TASK OBJECTIVE: Without the pictures, repeat the listing character for character.

SUPPLIED MATERIAL:
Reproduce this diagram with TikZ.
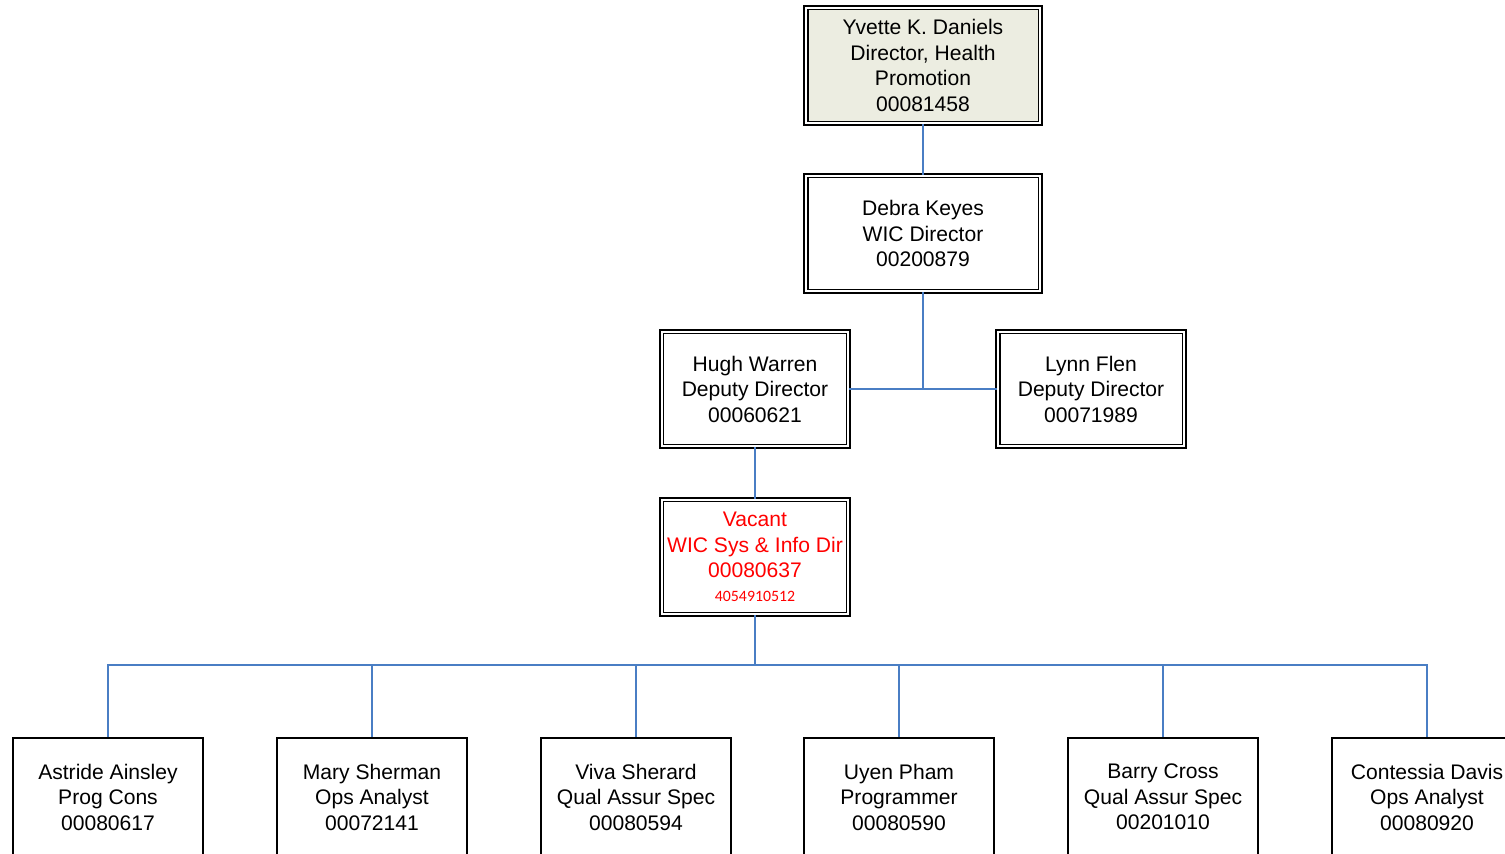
\documentclass[tikz,border=0pt]{standalone}
\usepackage{fontspec}
\setmainfont{Liberation Sans}
\newfontfamily\smallnum{Carlito}
\usepackage{xcolor}
\usepackage{tikz}
\usetikzlibrary{positioning, calc}
\definecolor{linkblue}{HTML}{4A7EC4}
\definecolor{headfill}{HTML}{ECEDE1}
\definecolor{vacantred}{HTML}{FF0000}

\begin{document}
\begin{tikzpicture}[
    x=0.02cm, y=-0.02cm,
    dbox/.style={
        rectangle,
        draw=black,
        double,
        line width=0.9pt,
        double distance=1.3pt,
        minimum width=3.73cm,
        minimum height=2.29cm,
        inner sep=0pt,
        align=center,
        font=\fontsize{12}{14.5}\selectfont
    },
    box/.style={
        rectangle,
        draw=black,
        line width=0.9pt,
        minimum width=3.81cm,
        minimum height=2.37cm,
        inner sep=0pt,
        align=center,
        font=\fontsize{12}{14.5}\selectfont
    },
    myline/.style={
        line width=1.1pt,
        draw=linkblue
    }
]
\useasboundingbox (0,0) rectangle (1505,854);

% top of the chart
\node[dbox, fill=headfill, minimum width=4.69cm, minimum height=2.31cm] (daniels) at (923,65.5)
    {Yvette K. Daniels\\Director, Health\\Promotion\\00081458};
\node[dbox, minimum width=4.69cm, minimum height=2.31cm] (keyes) at (923,233.5)
    {Debra Keyes\\WIC Director\\00200879};

% deputies
\node[dbox] (warren) at (755,389) {Hugh Warren\\Deputy Director\\00060621};
\node[dbox] (flen) at (1091,389) {Lynn Flen\\Deputy Director\\00071989};

% vacant position
\node[dbox, text=vacantred] (vacant) at (755,557)
    {Vacant\\WIC Sys \& Info Dir\\00080637\\[-1pt]{\smallnum\fontsize{9}{10}\selectfont 4054910512}};

% staff row
\node[box] (ainsley) at (108,797) {Astride Ainsley\\Prog Cons\\00080617};
\node[box] (sherman) at (372,797) {Mary Sherman\\Ops Analyst\\00072141};
\node[box] (sherard) at (636,797) {Viva Sherard\\Qual Assur Spec\\00080594};
\node[box] (pham) at (899,797) {Uyen Pham\\Programmer\\00080590};
\node[box] (cross) at (1163,797) {Barry Cross\\Qual Assur Spec\\00201010};
\node[box] (davis) at (1427,797) {Contessia Davis\\Ops Analyst\\00080920};

\coordinate (bus) at (755,665);

\draw[myline] (daniels) -- (keyes);
\draw[myline] (keyes.south) -- (keyes.south |- warren.east);
\draw[myline] (warren.east) -- (flen.west);
\draw[myline] (warren) -- (vacant);
\draw[myline] (vacant.south) -- (bus);
\draw[myline] (ainsley.north) |- (bus) -| (davis.north);
\draw[myline] (sherman.north) -- (sherman.north |- bus);
\draw[myline] (sherard.north) -- (sherard.north |- bus);
\draw[myline] (pham.north) -- (pham.north |- bus);
\draw[myline] (cross.north) -- (cross.north |- bus);

\end{tikzpicture}
\end{document}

OUTPUT OF THE TASK:
Reproduce this diagram with TikZ.
\documentclass[tikz,border=0pt]{standalone}
\usepackage{fontspec}
\setmainfont{Liberation Sans}
\newfontfamily\smallnum{Carlito}
\usepackage{xcolor}
\usepackage{tikz}
\usetikzlibrary{positioning, calc}
\definecolor{linkblue}{HTML}{4A7EC4}
\definecolor{headfill}{HTML}{ECEDE1}
\definecolor{vacantred}{HTML}{FF0000}

\begin{document}
\begin{tikzpicture}[
    x=0.02cm, y=-0.02cm,
    dbox/.style={
        rectangle,
        draw=black,
        double,
        line width=0.9pt,
        double distance=1.3pt,
        minimum width=3.73cm,
        minimum height=2.29cm,
        inner sep=0pt,
        align=center,
        font=\fontsize{12}{14.5}\selectfont
    },
    box/.style={
        rectangle,
        draw=black,
        line width=0.9pt,
        minimum width=3.81cm,
        minimum height=2.37cm,
        inner sep=0pt,
        align=center,
        font=\fontsize{12}{14.5}\selectfont
    },
    myline/.style={
        line width=1.1pt,
        draw=linkblue
    }
]
\useasboundingbox (0,0) rectangle (1505,854);

% top of the chart
\node[dbox, fill=headfill, minimum width=4.69cm, minimum height=2.31cm] (daniels) at (923,65.5)
    {Yvette K. Daniels\\Director, Health\\Promotion\\00081458};
\node[dbox, minimum width=4.69cm, minimum height=2.31cm] (keyes) at (923,233.5)
    {Debra Keyes\\WIC Director\\00200879};

% deputies
\node[dbox] (warren) at (755,389) {Hugh Warren\\Deputy Director\\00060621};
\node[dbox] (flen) at (1091,389) {Lynn Flen\\Deputy Director\\00071989};

% vacant position
\node[dbox, text=vacantred] (vacant) at (755,557)
    {Vacant\\WIC Sys \& Info Dir\\00080637\\[-1pt]{\smallnum\fontsize{9}{10}\selectfont 4054910512}};

% staff row
\node[box] (ainsley) at (108,797) {Astride Ainsley\\Prog Cons\\00080617};
\node[box] (sherman) at (372,797) {Mary Sherman\\Ops Analyst\\00072141};
\node[box] (sherard) at (636,797) {Viva Sherard\\Qual Assur Spec\\00080594};
\node[box] (pham) at (899,797) {Uyen Pham\\Programmer\\00080590};
\node[box] (cross) at (1163,797) {Barry Cross\\Qual Assur Spec\\00201010};
\node[box] (davis) at (1427,797) {Contessia Davis\\Ops Analyst\\00080920};

\coordinate (bus) at (755,665);

\draw[myline] (daniels) -- (keyes);
\draw[myline] (keyes.south) -- (keyes.south |- warren.east);
\draw[myline] (warren.east) -- (flen.west);
\draw[myline] (warren) -- (vacant);
\draw[myline] (vacant.south) -- (bus);
\draw[myline] (ainsley.north) |- (bus) -| (davis.north);
\draw[myline] (sherman.north) -- (sherman.north |- bus);
\draw[myline] (sherard.north) -- (sherard.north |- bus);
\draw[myline] (pham.north) -- (pham.north |- bus);
\draw[myline] (cross.north) -- (cross.north |- bus);

\end{tikzpicture}
\end{document}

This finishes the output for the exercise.